FIGS. 4 and 5 show the weave on the paper forming side and on the backing side of a screen, according to the present invention. The plan view of FIG. 4 shows a 5-harness satin weave and that of FIG. 5 a 10-harness satin weave. In FIG. 4 the binding points 7 correspond to the crimps in the construction warp 1 and the force transmitting warp 2, while in FIG. 5 the binding points 8 are formed only by the construction warp 1.

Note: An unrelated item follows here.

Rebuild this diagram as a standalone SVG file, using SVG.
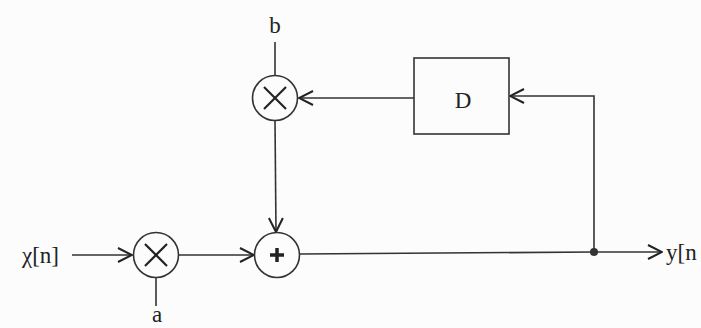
<svg xmlns="http://www.w3.org/2000/svg" width="701" height="328" viewBox="0 0 701 328">
<defs>
<marker id="arr" markerWidth="16" markerHeight="16" refX="15" refY="8" orient="auto" markerUnits="userSpaceOnUse">
<path d="M1,1 L15,8 L1,15" fill="none" stroke="#222" stroke-width="2"/>
</marker>
<style>
.ln{stroke:#333;stroke-width:1.6;fill:none}
.nd{stroke:#333;stroke-width:1.6;fill:none}
.x{stroke:#222;stroke-width:2.2}
.t{font-family:"Liberation Serif",serif;font-size:23px;fill:#222}
</style>
</defs>
<rect width="701" height="328" fill="#fcfcfc"/>
<g id="connectors">
<line class="ln" x1="72" y1="255" x2="132" y2="255" marker-end="url(#arr)"/>
<line class="ln" x1="179" y1="255" x2="254" y2="255" marker-end="url(#arr)"/>
<line class="ln" x1="156" y1="278" x2="156" y2="306"/>
<line class="ln" x1="275" y1="42" x2="275" y2="75"/>
<line class="ln" x1="275" y1="121" x2="276" y2="232" marker-end="url(#arr)"/>
<polyline class="ln" points="300,254 594,252 662,252" marker-end="url(#arr)"/>
<polyline class="ln" points="594,252 594,96 510,96" marker-end="url(#arr)"/>
<line class="ln" x1="414" y1="98" x2="299" y2="98" marker-end="url(#arr)"/>
<circle cx="594" cy="252" r="4" fill="#333"/>
</g>
<g id="mul_a">
<circle class="nd" cx="156" cy="255" r="22.5"/>
<line class="x" x1="145" y1="244" x2="167" y2="266"/>
<line class="x" x1="167" y1="244" x2="145" y2="266"/>
</g>
<g id="mul_b">
<circle class="nd" cx="275" cy="98" r="22.5"/>
<line class="x" x1="264" y1="87" x2="286" y2="109"/>
<line class="x" x1="286" y1="87" x2="264" y2="109"/>
</g>
<g id="adder">
<circle class="nd" cx="277" cy="255" r="22.5"/>
<line stroke="#222" stroke-width="3.5" x1="270" y1="255" x2="284" y2="255"/>
<line stroke="#222" stroke-width="3.5" x1="277" y1="248" x2="277" y2="262"/>
</g>
<g id="delay">
<rect class="nd" x="414" y="58" width="95" height="76"/>
<text class="t" x="463" y="108" text-anchor="middle">D</text>
</g>
<g id="labels">
<text class="t" x="22" y="263">χ[n]</text>
<text class="t" x="666" y="260">y[n</text>
<text class="t" x="275" y="33" text-anchor="middle">b</text>
<text class="t" x="157" y="322" text-anchor="middle">a</text>
</g>
</svg>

FIGS. 6 to 10 show a modified embodiment of the present invention. The construction warp 1 extends on the backing under two weft filaments (FIG. 6). The force transmitting warp 2 extends predominantly in the interior of the screen engaging merely the weft filaments 3 and the top layer 5. The necessary tensile strength of the fabric remains intact after the destruction of the bottom layer of the screen. The course of the force transmitting warp 2 is the same in both weaves so that FIGS. 2 and 7 are identical.
The structure of the top layer of both screen embodiments is also identical so that the appearance of the weave is the same in FIGS. 4 and 9. Only the bottom screen layer (FIG. 10) shows longer warp crimps 8 and shorter crimps 9 of the weft filaments. In the crimps 8 on the backing side the two warp filaments 1 are always disposed in pairs thereby doubling the crimping effect of said warp filaments.
In the examples for this embodiment of the invention a 10-harness satin weave fabric is shown. The control of the length of the weft floats in the bottom layer is significant primarily in fabrics with a higher pattern repeat so that on the backing side the length of the weft bend can be adapted to the requirements of each individual case.
In a 14-harness satin weave fabric with a density of 52 polyester monofilament warp filaments per centimeter and a filament diameter of 0.20 mm the top fabric layer 5 has an appearance corresponding to a 7-harness repeat length. The number of weft filaments in both layers is 24 per centimeter. The diameter of the weft filaments 3 of the top layer is 0.18 mm and the weft filaments all consist of polyester monofilaments. The bottom fabric layer 6 is woven from substantially thicker weft filaments, namely from 0.27 mm diameter polyester monofilaments. In order to further increase the abrasion resistance it is possible to weave into this layer alternatingly polyester and polyamide monofilaments. Depending on the stress to which the screen is subjected during use the sequence may be 1:1 and in extreme cases it may be 2:1. In that case, two polyamide filaments and one polyester filament are used.